In the past year or so, several pilot programs at specific districts (most notably the pilot at the Newport-Mesa Unified School District) have experimented with swapping out the Database portion for other skills more relevant to teachers. In our case, we chose blogging, and I’m happy to report that in this training (and the one that followed for ‘regular’ teachers) many new classroom blogs were born – and are being used already!
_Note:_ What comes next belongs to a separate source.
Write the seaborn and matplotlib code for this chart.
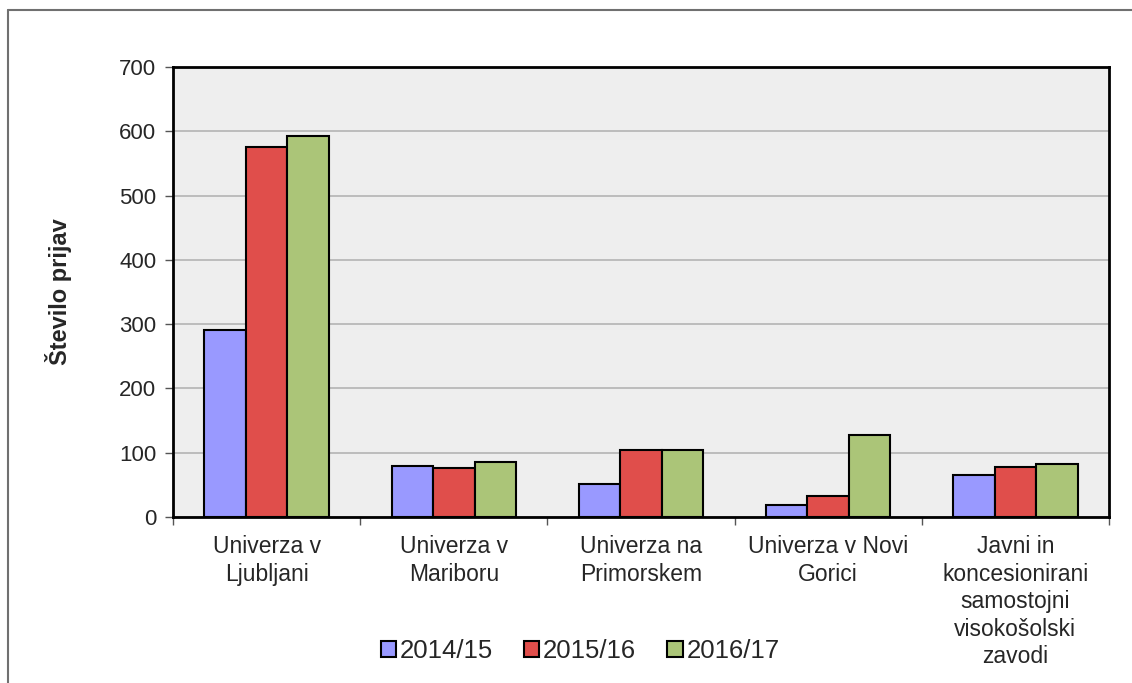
import pandas as pd
import matplotlib.pyplot as plt
import seaborn as sns
from matplotlib.lines import Line2D

# categories and seasons
institutions = ["Univerza v\nLjubljani", "Univerza v\nMariboru", "Univerza na\nPrimorskem",
                "Univerza v Novi\nGorici",
                "Javni in\nkoncesionirani\nsamostojni\nvisokošolski\nzavodi"]
seasons = ["2014/15", "2015/16", "2016/17"]

# number of applications per season
prijave_1415 = [291, 79, 52, 19, 66]
prijave_1516 = [575, 77, 105, 33, 78]
prijave_1617 = [592, 85, 105, 127, 82]

colors = ["#9999FF", "#E04E4B", "#ABC578"]

df = pd.DataFrame({
    "Institution": institutions * 3,
    "Season": [s for s in seasons for _ in institutions],
    "Prijave": prijave_1415 + prijave_1516 + prijave_1617,
})

sns.set_style("white")
plt.rcParams['font.family'] = ['Liberation Sans', 'DejaVu Sans']

fig = plt.figure(figsize=(11.32, 6.83), dpi=100)
ax = fig.add_axes([173/1132, 1 - 517/683, (1109-173)/1132, (517-67)/683])
ax.set_facecolor("#EEEEEE")

sns.barplot(data=df, x="Institution", y="Prijave", hue="Season", order=institutions,
            hue_order=seasons, palette=colors, width=0.665, edgecolor="black",
            linewidth=1.5, saturation=1, ax=ax, zorder=3)

ax.set_ylim(0, 700)
ax.set_xlim(-0.5, 4.5)
ax.set_yticks(range(0, 701, 100))
ax.yaxis.grid(True, color="#B4B4B4", linewidth=1.2, zorder=0)
ax.set_axisbelow(True)

for sp in ax.spines.values():
    sp.set_visible(True)
    sp.set_color("black")
    sp.set_linewidth(2)

ax.tick_params(axis="y", direction="out", length=6, width=1, color="#555555",
               labelsize=16, pad=6, left=True)
ax.set_xticks(range(5))
ax.set_xticklabels(institutions, fontsize=16.5, linespacing=1.25)
ax.tick_params(axis="x", which="major", length=0, pad=13)
ax.set_xticks([i - 0.5 for i in range(6)], minor=True)
ax.tick_params(axis="x", which="minor", direction="out", length=6, width=1,
               color="#555555", bottom=True)

ax.set_xlabel("")
ax.set_ylabel("Število prijav", fontsize=17, fontweight="bold", labelpad=34)

handles, labels = ax.get_legend_handles_labels()
ax.get_legend().remove()
fig.legend(handles, labels, loc="center", bbox_to_anchor=(580/1132, 1 - 651/683),
           ncol=3, frameon=False, fontsize=18.5, handlelength=0.6, handleheight=0.6,
           handletextpad=0.15, columnspacing=1.2)

# outer chart frame
fig.add_artist(Line2D([8/1132, 1], [1 - 10/683, 1 - 10/683], color="#707070",
                      linewidth=1.5, transform=fig.transFigure))
fig.add_artist(Line2D([8/1132, 8/1132], [0, 1 - 10/683], color="#707070",
                      linewidth=1.5, transform=fig.transFigure))

plt.savefig("out.png", dpi=100)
This particular training was an attempt to build capacity in the Laguna Beach Unified School District, by certifying all of their tech lead teachers as Level 1 trainers. (There are two teachers identified as tech lead teachers at each site – and each is paid a stipend to serve as a sort of educational technology coordinator for that site and a liaison to the district.) This training was a surprisingly fulfilling process for me. They were of course easy to work with and eager to learn, but more importantly I really got the sense (from a few in particular) that they really were planning to turn around and use this with their colleagues… and in some cases I think I’ve already seen changes in how they are using technology this year themselves.

I don’t know how much they will use it, but it was also exciting to set up a wiki for them to share custom agendas for their district and to share the many resources I mentioned off hand during the training. Ideally, I hope this will grow into a resource for the tech lead teachers there… feel free to contribute yourselves if you are interested: http://lbusd.wikispaces.org (Note: It turns out none of the blogs linked to this wiki are seeing much use yet… I’ll shared examples when I can.)

The following week’s five-day training for ‘regular’ teachers really opened my eyes in different ways, but that is tomorrow’s post. :)

Audio Webcast Interview This Week: Larry Cuban, author of “Oversold and Underused”

Saturday, September 9th, 2006

Audio Webcast Interview This Week: Larry Cuban, author of “Oversold and Underused” (Via Steve Hargadon.) Steve Hargadon’s list of audio webcast interviews is growing, and its already an amazing list. I was surprised to see he interviewed Larry Cuban, who I sometimes quote in teacher trainings. The book “Oversold and Underused” is right here on my shelf. It’s one of the only Ed Tech books I’ve ever found in a Barnes and Noble. At any rate, the book seems on the surface to say that computers have been oversold to schools, but his message was really that they are underused (in a nutshell). Some quotes I often share are these:

Computers are merely souped-up typewriters and classrooms continue to run much as they did a generation ago.

Students and teachers use new technologies far less in the classroom than they do at home.

Teachers who use computers for instruction do so infrequently and unimaginatively.

The first one I’ve taken a bit out of context so I can generate reactions from workshop participants (usually administrators in this case) and then I follow it up with the complete quote:

When teachers are not given a say in how technology might be used, computers are merely souped-up typewriters and classrooms continue to run much as they did a generation ago.

This generates a whole different discussion, including elements important to building professional learning communities.

In any case, I’m sure the Larry Cuban interview will be though provoking, and I hope others will take advantage of the resource Steve is creating and sharing in this series of interviews.